--- Dataset content ---

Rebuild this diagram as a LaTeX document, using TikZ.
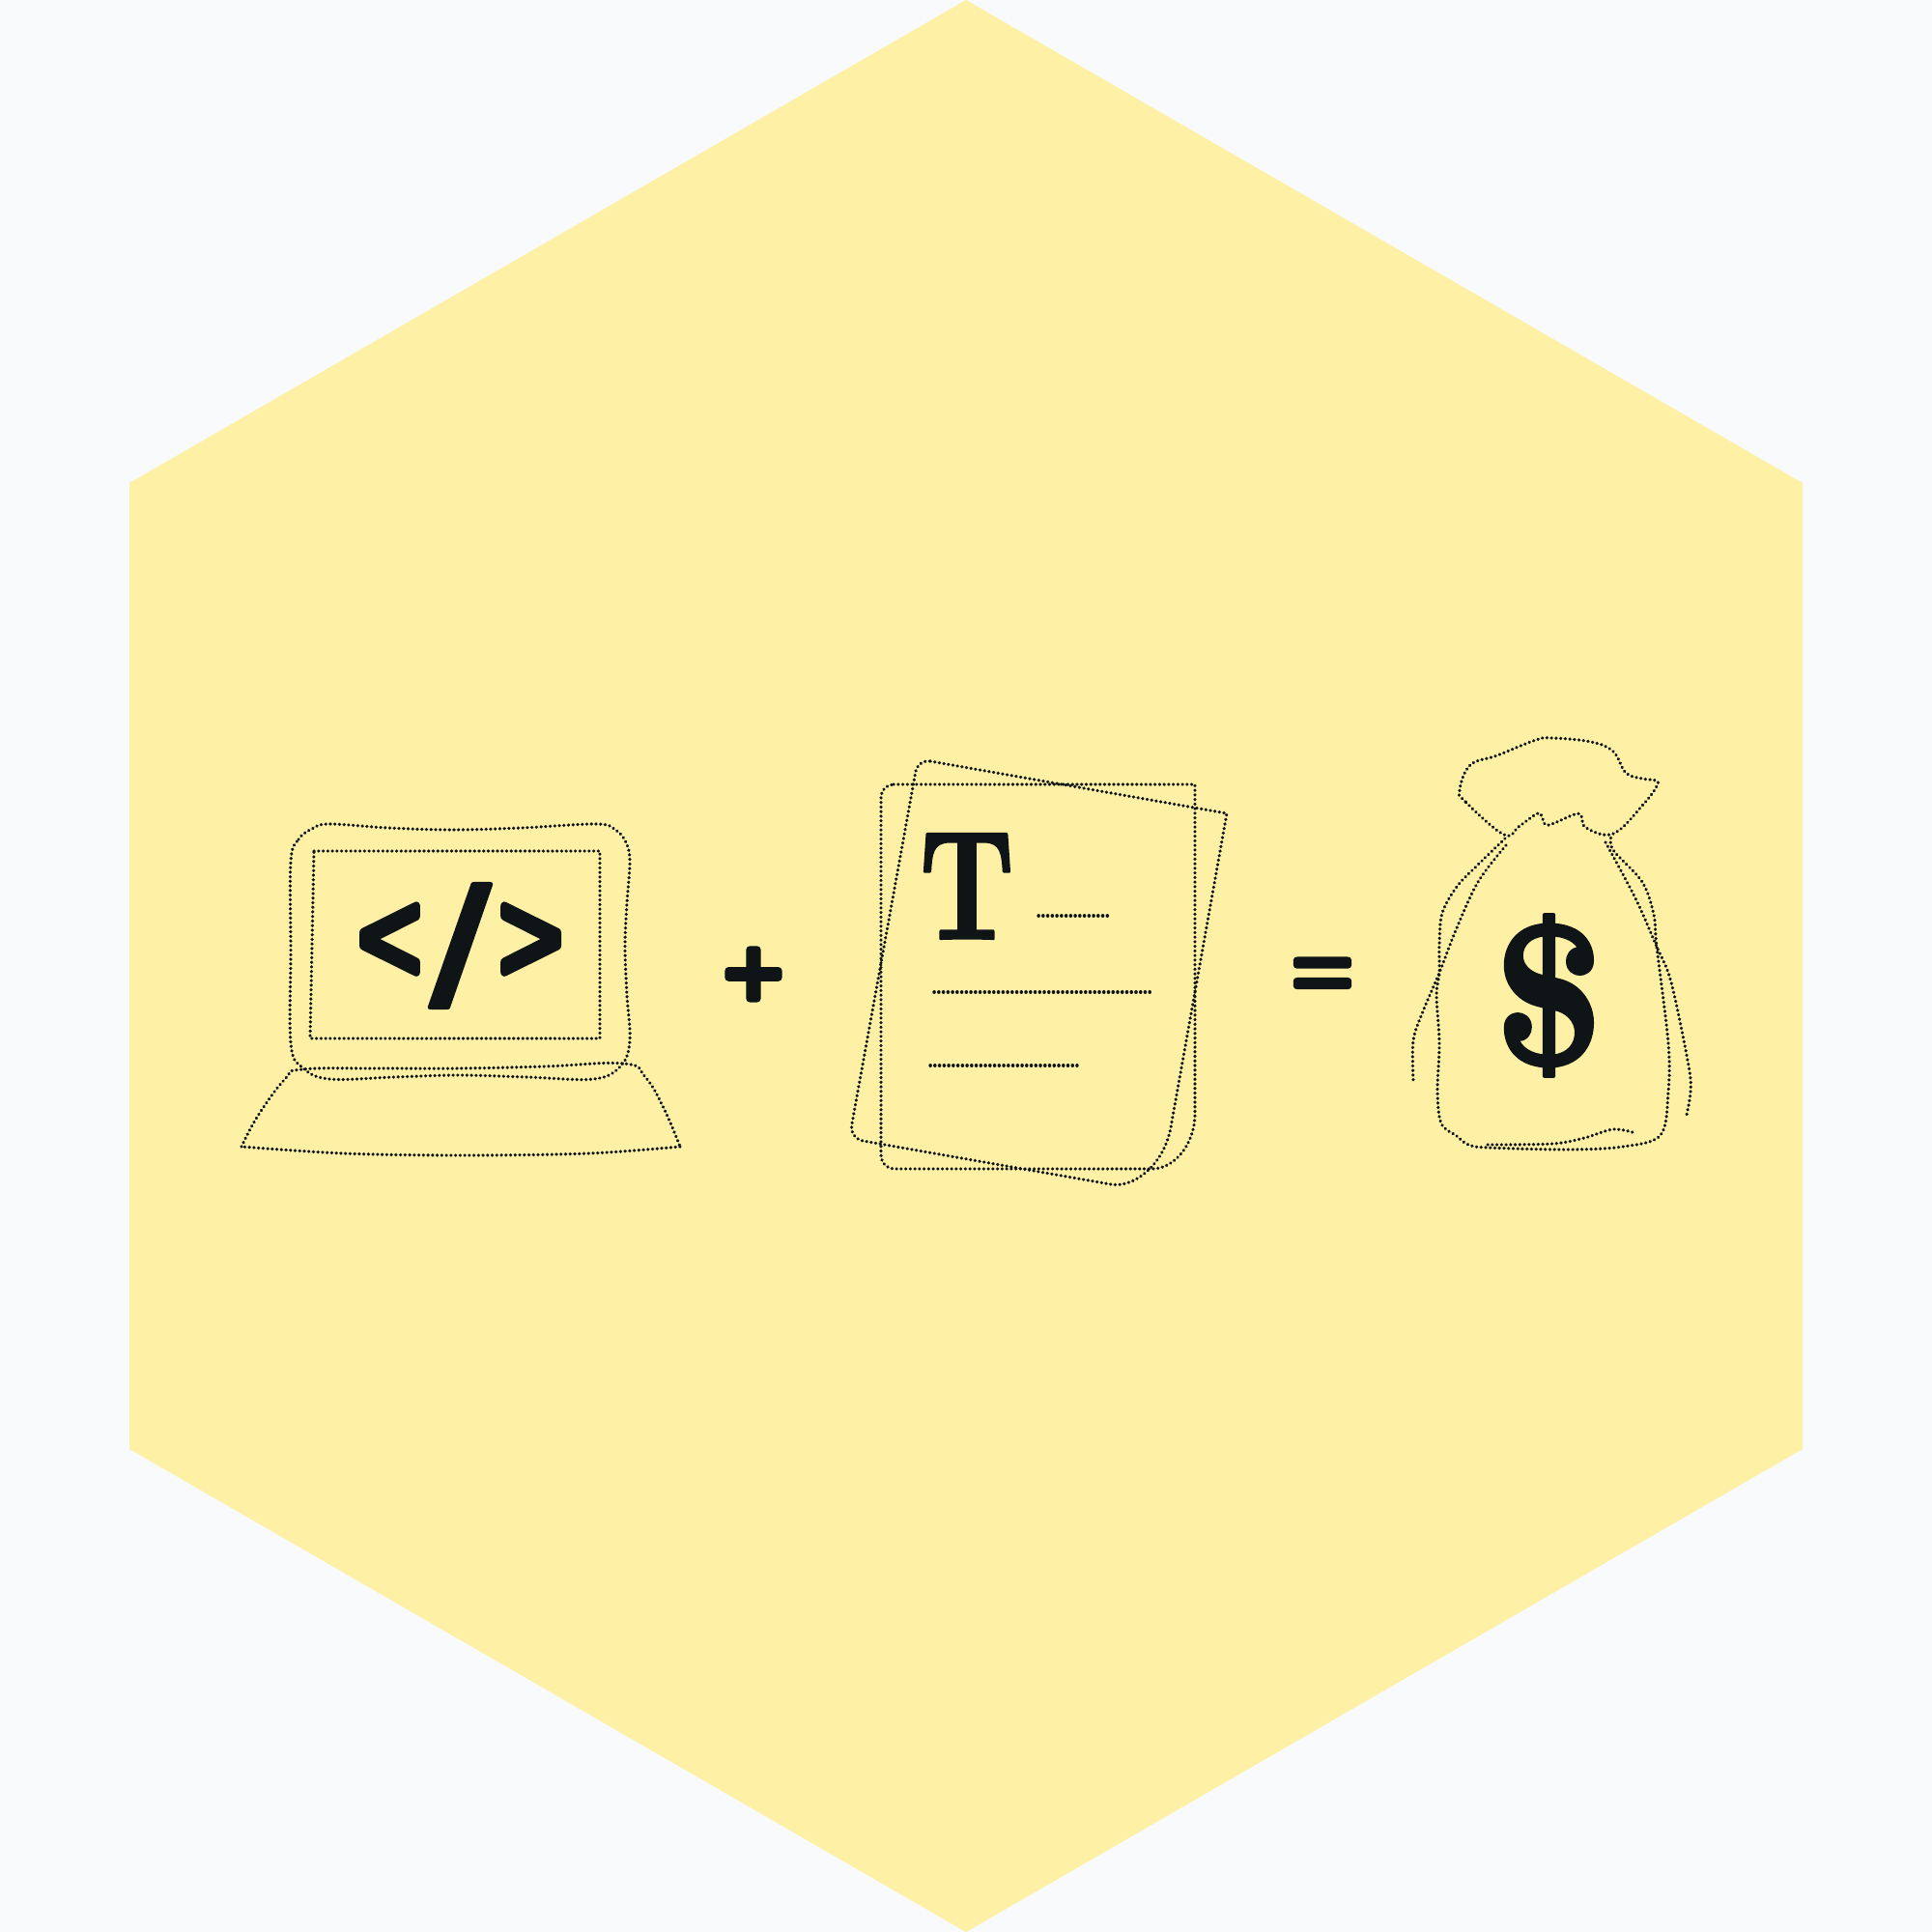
\documentclass[tikz,border=0pt]{standalone}
\usepackage{fontspec}
\usepackage{graphicx}
\newfontfamily\symfont[FakeBold=7]{Liberation Sans}
\newfontfamily\slashfont[FakeBold=2.5]{Liberation Sans}
\newfontfamily\serifheavy[FakeBold=2]{Latin Modern Roman}
\definecolor{bgc}{HTML}{F8FAFC}
\definecolor{hexc}{HTML}{FEF0A5}
\definecolor{ink}{HTML}{0F1417}
\tikzset{
  dotline/.style={draw=ink,line width=0.97pt,line cap=round,line join=round,dash pattern=on 0.05pt off 1.3pt},
  glyph/.style={inner sep=0pt,outer sep=0pt,text=ink,line join=round},
}
\begin{document}
\begin{tikzpicture}[x=0.01cm,y=-0.01cm]
\useasboundingbox (0,0) rectangle (2000,2000);
\fill[bgc] (0,0) rectangle (2000,2000);
\fill[hexc] (1000,0) -- (1866,500) -- (1866,1500) -- (1000,2000) -- (134,1500) -- (134,500) -- cycle;
% laptop
\draw[dotline] plot[smooth cycle,tension=0.6] coordinates {(301,892) (309,869) (323,858) (341,853) (402,857) (468,859) (540,857) (617,853) (637,859) (648,872) (652,892) (649,935) (647,980) (649,1030) (652,1077) (643,1103) (615,1117) (546,1115) (475,1113) (408,1115) (341,1117) (313,1105) (301,1080) (301,985)};
\draw[dotline] (325,881) -- (621,881) -- (621,1075) -- (321,1075) -- cycle;
\draw[dotline] plot[smooth,tension=0.7] coordinates {(250,1187) (267,1155) (295,1117) (313,1107) (391,1106) (475,1106) (563,1104) (646,1101) (668,1115) (687,1147) (704,1187)};
\draw[dotline] plot[smooth,tension=0.55] coordinates {(704,1187) (609,1194) (479,1196) (356,1194) (250,1187)};
\node[glyph] (code) at (476.5,979) {\symfont\pgfsetroundjoin\raisebox{0.25cm}[0pt][0pt]{\resizebox{0.66cm}{0.78cm}{<}}\kern0.09cm{\slashfont\resizebox{0.62cm}{1.26cm}{/}}\kern0.09cm\raisebox{0.25cm}[0pt][0pt]{\resizebox{0.66cm}{0.78cm}{>}}};
\node[glyph] (plus) at (780,1013) {\resizebox{0.62cm}{0.6cm}{\pgfsetroundjoin\symfont+}};
% documents
\draw[dotline] (925,812) -- (1237,812) -- (1237,1153) .. controls (1237,1185) and (1215,1210) .. (1193,1210) -- (927,1210) .. controls (918,1210) and (912,1204) .. (912,1195) -- (912,825) .. controls (912,818) and (918,812) .. (925,812) -- cycle;
\draw[dotline] (963,788) -- (1270,842) -- (1212,1167) .. controls (1205,1205) and (1175,1230) .. (1150,1226) -- (893,1181) .. controls (885,1179) and (880,1172) .. (882,1163) -- (948,798) .. controls (950,791) and (956,787) .. (963,788) -- cycle;
\node[glyph] (tee) at (1001,917.5) {\resizebox{0.98cm}{1.08cm}{\pgfsetroundjoin\serifheavy\bfseries T}};
\draw[dotline] (1075,948) -- (1149,948);
\draw[dotline] (967,1027) -- (1193,1027);
\draw[dotline] (963,1103) -- (1115,1103);
\node[glyph] (eq) at (1369,1014.5) {\resizebox{0.63cm}{0.42cm}{\pgfsetroundjoin\symfont=}};
% bag
\draw[dotline] plot[smooth cycle,tension=0.65] coordinates {(1557,864) (1517,830) (1511,818) (1522,792) (1550,782) (1590,766) (1607,764) (1647,768) (1670,778) (1683,800) (1700,806) (1714,808) (1715,814) (1700,834) (1670,863) (1642,857) (1637,845) (1630,843) (1603,854) (1597,848) (1592,842) (1573,855)};
\draw[dotline] plot[smooth,tension=0.55] coordinates {(1558,868) (1527,898) (1508,918) (1493,945) (1490,977) (1490,1007) (1487,1030) (1490,1080) (1488,1130) (1492,1163) (1508,1176) (1520,1185) (1540,1188) (1623,1190) (1680,1187) (1719,1175) (1727,1130) (1727,1080) (1715,980) (1712,947) (1700,913) (1670,880) (1668,865)};
\draw[dotline] plot[smooth,tension=0.55] coordinates {(1559,875) (1530,913) (1507,963) (1490,1007) (1473,1047) (1463,1077) (1463,1118)};
\draw[dotline] plot[smooth,tension=0.55] coordinates {(1662,872) (1693,930) (1715,980) (1730,1017) (1748,1103) (1750,1130) (1746,1154)};
\draw[dotline] plot[smooth,tension=0.55] coordinates {(1540,1185) (1607,1184) (1640,1178) (1670,1169) (1693,1173)};
\node[glyph] (dollar) at (1603.5,1030.5) {\resizebox{1.15cm}{1.55cm}{\pgfsetroundjoin\serifheavy\bfseries\$}};
\end{tikzpicture}
\end{document}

---

→ **Brief**: Would you set down the listing exactly, omitting pictures?

→ **Final result**:
Rebuild this diagram as a LaTeX document, using TikZ.
\documentclass[tikz,border=0pt]{standalone}
\usepackage{fontspec}
\usepackage{graphicx}
\newfontfamily\symfont[FakeBold=7]{Liberation Sans}
\newfontfamily\slashfont[FakeBold=2.5]{Liberation Sans}
\newfontfamily\serifheavy[FakeBold=2]{Latin Modern Roman}
\definecolor{bgc}{HTML}{F8FAFC}
\definecolor{hexc}{HTML}{FEF0A5}
\definecolor{ink}{HTML}{0F1417}
\tikzset{
  dotline/.style={draw=ink,line width=0.97pt,line cap=round,line join=round,dash pattern=on 0.05pt off 1.3pt},
  glyph/.style={inner sep=0pt,outer sep=0pt,text=ink,line join=round},
}
\begin{document}
\begin{tikzpicture}[x=0.01cm,y=-0.01cm]
\useasboundingbox (0,0) rectangle (2000,2000);
\fill[bgc] (0,0) rectangle (2000,2000);
\fill[hexc] (1000,0) -- (1866,500) -- (1866,1500) -- (1000,2000) -- (134,1500) -- (134,500) -- cycle;
% laptop
\draw[dotline] plot[smooth cycle,tension=0.6] coordinates {(301,892) (309,869) (323,858) (341,853) (402,857) (468,859) (540,857) (617,853) (637,859) (648,872) (652,892) (649,935) (647,980) (649,1030) (652,1077) (643,1103) (615,1117) (546,1115) (475,1113) (408,1115) (341,1117) (313,1105) (301,1080) (301,985)};
\draw[dotline] (325,881) -- (621,881) -- (621,1075) -- (321,1075) -- cycle;
\draw[dotline] plot[smooth,tension=0.7] coordinates {(250,1187) (267,1155) (295,1117) (313,1107) (391,1106) (475,1106) (563,1104) (646,1101) (668,1115) (687,1147) (704,1187)};
\draw[dotline] plot[smooth,tension=0.55] coordinates {(704,1187) (609,1194) (479,1196) (356,1194) (250,1187)};
\node[glyph] (code) at (476.5,979) {\symfont\pgfsetroundjoin\raisebox{0.25cm}[0pt][0pt]{\resizebox{0.66cm}{0.78cm}{<}}\kern0.09cm{\slashfont\resizebox{0.62cm}{1.26cm}{/}}\kern0.09cm\raisebox{0.25cm}[0pt][0pt]{\resizebox{0.66cm}{0.78cm}{>}}};
\node[glyph] (plus) at (780,1013) {\resizebox{0.62cm}{0.6cm}{\pgfsetroundjoin\symfont+}};
% documents
\draw[dotline] (925,812) -- (1237,812) -- (1237,1153) .. controls (1237,1185) and (1215,1210) .. (1193,1210) -- (927,1210) .. controls (918,1210) and (912,1204) .. (912,1195) -- (912,825) .. controls (912,818) and (918,812) .. (925,812) -- cycle;
\draw[dotline] (963,788) -- (1270,842) -- (1212,1167) .. controls (1205,1205) and (1175,1230) .. (1150,1226) -- (893,1181) .. controls (885,1179) and (880,1172) .. (882,1163) -- (948,798) .. controls (950,791) and (956,787) .. (963,788) -- cycle;
\node[glyph] (tee) at (1001,917.5) {\resizebox{0.98cm}{1.08cm}{\pgfsetroundjoin\serifheavy\bfseries T}};
\draw[dotline] (1075,948) -- (1149,948);
\draw[dotline] (967,1027) -- (1193,1027);
\draw[dotline] (963,1103) -- (1115,1103);
\node[glyph] (eq) at (1369,1014.5) {\resizebox{0.63cm}{0.42cm}{\pgfsetroundjoin\symfont=}};
% bag
\draw[dotline] plot[smooth cycle,tension=0.65] coordinates {(1557,864) (1517,830) (1511,818) (1522,792) (1550,782) (1590,766) (1607,764) (1647,768) (1670,778) (1683,800) (1700,806) (1714,808) (1715,814) (1700,834) (1670,863) (1642,857) (1637,845) (1630,843) (1603,854) (1597,848) (1592,842) (1573,855)};
\draw[dotline] plot[smooth,tension=0.55] coordinates {(1558,868) (1527,898) (1508,918) (1493,945) (1490,977) (1490,1007) (1487,1030) (1490,1080) (1488,1130) (1492,1163) (1508,1176) (1520,1185) (1540,1188) (1623,1190) (1680,1187) (1719,1175) (1727,1130) (1727,1080) (1715,980) (1712,947) (1700,913) (1670,880) (1668,865)};
\draw[dotline] plot[smooth,tension=0.55] coordinates {(1559,875) (1530,913) (1507,963) (1490,1007) (1473,1047) (1463,1077) (1463,1118)};
\draw[dotline] plot[smooth,tension=0.55] coordinates {(1662,872) (1693,930) (1715,980) (1730,1017) (1748,1103) (1750,1130) (1746,1154)};
\draw[dotline] plot[smooth,tension=0.55] coordinates {(1540,1185) (1607,1184) (1640,1178) (1670,1169) (1693,1173)};
\node[glyph] (dollar) at (1603.5,1030.5) {\resizebox{1.15cm}{1.55cm}{\pgfsetroundjoin\serifheavy\bfseries\$}};
\end{tikzpicture}
\end{document}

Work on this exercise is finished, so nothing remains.